Aaron O'Sullivan
- Born: 15 December 1999 (age 26) Basingstoke, England
- Height: 1.88 m (6 ft 2 in)
- Weight: 98 kg (15.4 st; 216 lb)
- School: Henley college
- University: UCD

Rugby union career
- Position: Wing or full back

Senior career
- Years: Team / Apps / (Points)
- 2017: Wasps / 2 / (5)
- 2018–: Leinster / 0 / (0)
- Correct as of 15 March 2020

International career
- Years: Team / Apps / (Points)
- 2020–: Ireland Sevens / 69 / (85)
- Correct as of 15 March 2020

= Aaron O'Sullivan =

Irish rugby union player

Aaron O'Sullivan (born 15 December 1999) is an Irish rugby union player, currently playing for Pro14 and European Rugby Champions Cup side Leinster.
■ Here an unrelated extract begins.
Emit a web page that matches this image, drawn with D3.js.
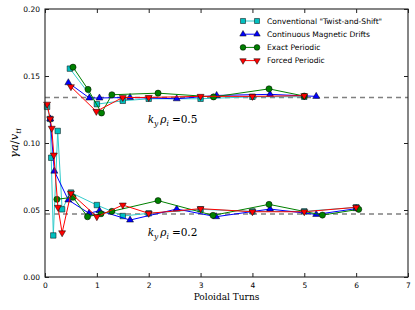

His preferred position is wing.

==Rugby union==
O'Sullivan previously played association football, represented the academies of both Southampton and Reading. After committing to rugby, O'Sullivan played for Wasps in the Anglo-Welsh cup. He then committed to the Leinster academy, and has yet to debut for Leinster. He has represented the Ireland national rugby sevens team.